Zeolites are porous, crystalline structures with uniform molecular-sized pores ranging from 0.35 to 1.3 nm. Zeolite crystals have been assembled into continuous membranes by hydrothermal synthesis onto porous supports for chemical separation. Because of the complex crystallization and crystal intergrowth processes and complicated interaction between zeolite crystals and porous supports, which may be affected by gel composition, aging time, and hydrothermal synthesis conditions, it is very challenging to prepare high quality zeolite membranes with negligible defects. Our research in this direction is focused on optimizing zeolite membrane growth processes and developing novel synthesis methods and exploring the potential of these membranes for mixture separations.
Under the support by DOE/ARPA-E, we obtained the following key results and reported them in peer-reviewed journals:
· We found a Na+-gated water-conducting zeolitic nanochannel that only allows water to permeate through while blocking molecules as small as H2.
· We showed high-aspect-ratio seeds were effective for high quality zeolite membrane growth.
· We designed a novel process to selectively block non-selective defects in zeolite membranes.
· We developed a gel-modulated growth process to improve the equality of zeolite membranes.
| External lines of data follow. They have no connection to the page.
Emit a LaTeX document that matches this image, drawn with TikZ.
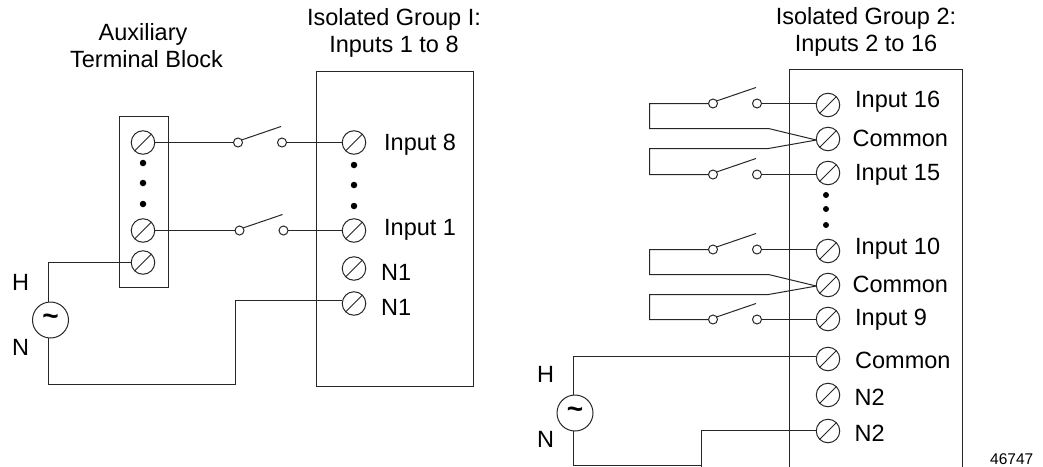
\documentclass[tikz,border=0pt]{standalone}
\usepackage{fontspec}
\setmainfont{Liberation Sans}
\tikzset{
  wire/.style={draw=black!85,line width=1pt,line join=miter},
  boxs/.style={draw=black!85,line width=1pt},
  screw/.style={circle,draw=black!85,line width=1pt,minimum size=23.5pt,inner sep=0pt,outer sep=0pt},
  contact/.style={circle,draw=black!85,line width=1pt,minimum size=9pt,inner sep=0pt,outer sep=0pt},
  src/.style={circle,draw=black!85,line width=1pt,minimum size=36pt,inner sep=0pt,outer sep=0pt},
  dotn/.style={circle,fill=black,minimum size=6.5pt,inner sep=0pt,outer sep=0pt},
  lab/.style={font=\fontsize{23.5}{27}\selectfont,inner sep=0pt,anchor=base west},
  ttl/.style={font=\fontsize{23.5}{27}\selectfont,inner sep=0pt,align=center}
}
\newcommand{\myscrew}[3]{\node[screw] (#1) at (#2,#3) {};
  \draw[wire] (#1.225) -- (#1.45);}
\newcommand{\myswitch}[3]{%
  \node[contact] (#1a) at (#2,#3) {};
  \node[contact] (#1b) at (#2+44,#3) {};
  \coordinate (#1t) at (#2+43,#3-16);
  \draw[wire] (#1a.35) -- (#1t);}
\newcommand{\mytilde}{\fontsize{28}{28}\selectfont\raisebox{1pt}{\textbf{\char"7E}}}
\begin{document}
\begin{tikzpicture}[x=1pt,y=-1pt]
\useasboundingbox (0,0) rectangle (1043,466);
% boxes
\node[boxs,minimum width=157pt,minimum height=315pt,inner sep=0pt,outer sep=0pt] (grpA) at (395,229) {};
\node[boxs,minimum width=49pt,minimum height=171pt,inner sep=0pt,outer sep=0pt] (blk) at (144,202) {};
\path[boxs] (789.5,467) coordinate (gbl) -- (789.5,69.5) coordinate (gtl) -- (962.5,69.5) coordinate (gtr) -- (962.5,467) coordinate (gbr);
% titles
\node[ttl] (t1) at (146.5,46) {\hspace*{-7pt}Auxiliary\\Terminal Block};
\node[ttl] (t2) at (394,32.5) {Isolated Group I:\\Inputs 1 to 8};
\node[ttl] (t3) at (866,32) {Isolated Group 2:\\Inputs 2 to 16};
% left group
\myscrew{a1}{143}{142.5}
\myscrew{a2}{143}{230.5}
\myscrew{a3}{143}{262.5}
\myscrew{b8}{354}{142.5}
\myscrew{b1}{354}{230.5}
\myscrew{bn}{354}{268.5}
\myscrew{bm}{354}{303.5}
\node[dotn] (d1) at (143,163) {};
\node[dotn] (d2) at (143,183) {};
\node[dotn] (d3) at (143,204) {};
\node[dotn] (d4) at (354,165) {};
\node[dotn] (d5) at (354,185) {};
\node[dotn] (d6) at (354,206) {};
\myswitch{sa}{238}{142.5}
\myswitch{sb}{239.5}{230.5}
\draw[wire] (a1) -- (saa);
\draw[wire] (sab) -- (b8);
\draw[wire] (a2) -- (sba);
\draw[wire] (sbb) -- (b1);
\node[src] (v1) at (50.5,320) {\mytilde};
\coordinate (v1t) at (48.5,302.2);
\coordinate (v1b) at (48.5,337.8);
\draw[wire] (a3.west) -- (48.5,262.5) -- (v1t);
\draw[wire] (v1b) -- (48.5,384.5) -- (235.5,384.5) -- (235.5,300.5) -- (bm.west |- 0,300.5);
\node[lab] (h1) at (12,290) {H};
\node[lab] (n1) at (12,355) {N};
\node[lab] (l1) at (384,150) {Input 8};
\node[lab] (l2) at (384,235) {Input 1};
\node[lab] (l3) at (381,280) {N1};
\node[lab] (l4) at (381,315) {N1};
% right group
\myscrew{c1}{828}{105}
\myscrew{c2}{828}{139}
\myscrew{c3}{828}{173}
\myscrew{c4}{828}{251}
\myscrew{c5}{828}{285}
\myscrew{c6}{828}{319}
\myscrew{c7}{828}{359}
\myscrew{c8}{828}{395}
\myscrew{c9}{828}{431}
\node[dotn,minimum size=6pt] (d7) at (826,195) {};
\node[dotn,minimum size=6pt] (d8) at (826,209) {};
\node[dotn,minimum size=6pt] (d9) at (826,225) {};
\myswitch{se}{713}{103.5}
\myswitch{sf}{713}{174.5}
\myswitch{sg}{713}{249.5}
\myswitch{sh}{713}{319.5}
\draw[wire] (seb) -- (seb -| c1.west);
\draw[wire] (sfb) -- (sfb -| c3.west);
\draw[wire] (sgb) -- (sgb -| c4.west);
\draw[wire] (shb) -- (shb -| c6.west);
\draw[wire] (sea) -- (649.5,103.5) -- (649.5,128.5) -- (768.5,128.5) -- (c2.185);
\draw[wire] (sfa) -- (649.5,174.5) -- (649.5,148.5) -- (768.5,148.5) -- (c2.185);
\draw[wire] (sga) -- (649.5,249.5) -- (649.5,274.5) -- (768.5,274.5) -- (c5.185);
\draw[wire] (sha) -- (649.5,319.5) -- (649.5,294.5) -- (768.5,294.5) -- (c5.185);
\node[src] (v2) at (575,413) {\mytilde};
\coordinate (v2t) at (573.5,395.2);
\coordinate (v2b) at (573.5,430.8);
\draw[wire] (c7.west |- 0,356.5) -- (573.5,356.5) -- (v2t);
\draw[wire] (v2b) -- (573.5,465.5) -- (701.5,465.5);
\draw[wire] (701.5,467) -- (701.5,430.5) -- (c9.west |- 0,430.5);
\node[lab] (h2) at (537,382) {H};
\node[lab] (n2) at (537,447) {N};
\node[lab] at (855,107) {Input 16};
\node[lab] at (852.5,146) {Common};
\node[lab] at (855,180) {Input 15};
\node[lab] at (855,254) {Input 10};
\node[lab] at (852.5,292) {Common};
\node[lab] at (855,325) {Input 9};
\node[lab] at (855,368) {Common};
\node[lab] at (854.5,405) {N2};
\node[lab] at (854.5,441) {N2};
\node[font=\fontsize{15.5}{18}\selectfont,inner sep=0pt,anchor=base west] (num) at (990,464) {46747};
\end{tikzpicture}
\end{document}
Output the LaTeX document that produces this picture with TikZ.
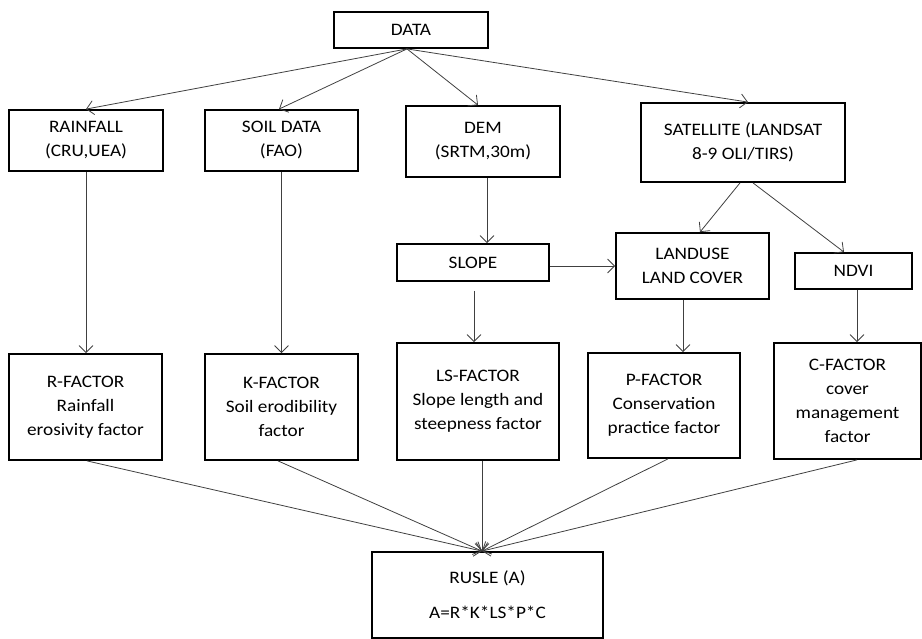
\documentclass[tikz,border=0pt]{standalone}
\usepackage{fontspec}
\setmainfont{Carlito}[FakeStretch=1.1]
\usetikzlibrary{arrows.meta,calc}
\begin{document}
\begin{tikzpicture}[x=1pt,y=-1pt,
  box/.style={draw=black,line width=1.8pt,rectangle,align=center,inner sep=2pt,
    font=\fontsize{17.5}{24}\selectfont},
  arr/.style={draw=black!75,line width=0.8pt,-{Straight Barb[length=7pt,width=14pt,line width=0.8pt]}}]
\useasboundingbox (0,0) rectangle (922,639);
\begin{scope}
\clip (0,0) rectangle (922,639);
% top level
\node[box,minimum width=154,minimum height=36] (data) at (411,30) {DATA};
\node[box,minimum width=154,minimum height=61] (rain) at (86,140.5) {RAINFALL\\(CRU,UEA)};
\node[box,minimum width=153,minimum height=61] (soil) at (281.5,140.5) {SOIL DATA\\(FAO)};
\node[box,minimum width=154,minimum height=71] (dem) at (483,141.5) {DEM\\(SRTM,30m)};
\node[box,minimum width=204,minimum height=79] (sat) at (743,142.5) {SATELLITE (LANDSAT\\8-9 OLI/TIRS)};
% middle level
\node[box,minimum width=152,minimum height=37] (slope) at (473,262.5) {SLOPE};
\node[box,minimum width=153,minimum height=66] (land) at (692.5,266) {LANDUSE\\LAND COVER};
\node[box,minimum width=117,minimum height=36] (ndvi) at (853.5,271) {NDVI};
% factors
\node[box,minimum width=153,minimum height=106] (rf) at (85.5,407) {R-FACTOR\\Rainfall\\erosivity factor};
\node[box,minimum width=153,minimum height=106] (kf) at (281.5,407) {K-FACTOR\\Soil erodibility\\factor};
\node[box,minimum width=162,minimum height=117] (ls) at (478,401.5) {LS-FACTOR\\Slope length and\\steepness factor};
\node[box,minimum width=152,minimum height=105] (pf) at (664,405.5) {P-FACTOR\\Conservation\\practice factor};
\node[box,minimum width=147,minimum height=116] (cf) at (847.5,401) {C-FACTOR\\cover\\management\\factor};
% result
\node[box,minimum width=231,minimum height=86] (rusle) at (487.5,595) {RUSLE (A)\\[11pt]A=R*K*LS*P*C};
\end{scope}
\coordinate (dsrc) at ([xshift=-4pt]data.south);
\coordinate (conv) at ([xshift=-5.5pt]rusle.north);
% data to sources
\draw[arr] (dsrc) -- (rain.north);
\draw[arr] (dsrc) -- ([xshift=-2.5pt]soil.north);
\draw[arr] (dsrc) -- ([xshift=-5pt]dem.north);
\draw[arr] (dsrc) -- ([xshift=5pt]sat.north);
% sources down
\draw[arr] (rain.south) -- (rain.south |- rf.north);
\draw[arr] (soil.south) -- (soil.south |- kf.north);
\draw[arr] ([xshift=4pt]dem.south) -- ([xshift=4pt]dem.south |- slope.north);
\draw[arr] ([xshift=-3pt]sat.south) -- ([xshift=7.5pt]land.north);
\draw[arr] ([xshift=10pt]sat.south) -- ([xshift=-9.5pt]ndvi.north);
\draw[arr] (slope.east |- land.west) -- (land.west);
\draw[arr] ([xshift=1pt,yshift=-9pt]slope.south) -- ([xshift=1pt]slope.south |- ls.north);
\draw[arr] ([xshift=-9.5pt]land.south) -- ([xshift=-9.5pt]land.south |- pf.north);
\draw[arr] ([xshift=3.5pt]ndvi.south) -- ([xshift=3.5pt]ndvi.south |- cf.north);
% factors to RUSLE
\draw[arr] ([xshift=1.5pt]rf.south) -- (conv);
\draw[arr] ([xshift=-3.5pt]kf.south) -- (conv);
\draw[arr] ([xshift=4pt]ls.south) -- (conv);
\draw[arr] ([xshift=4pt]pf.south) -- (conv);
\draw[arr] ([xshift=9.5pt]cf.south) -- (conv);
\end{tikzpicture}
\end{document}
Recently, we found surprisingly fast zeolite crystallization rate by contacting the “clean” seeds with synthesis gel only at the actual synthesis temperature; using this new strategy, we can grow high quality zeolite membranes within 1 min, which is 2 to 3 orders of magnitude faster than traditional methods. We are conducting more detailed research work to understand the crystallization mechanism and exploring its potential for initiating the second-generation zeolite and zeolite membrane synthesis. We built a startup company, E2H2Nano LLC, to explore the potential of Na+-gated water-conducting nanochannel membrane for renewable methanol production, ammonia separation, and food drying.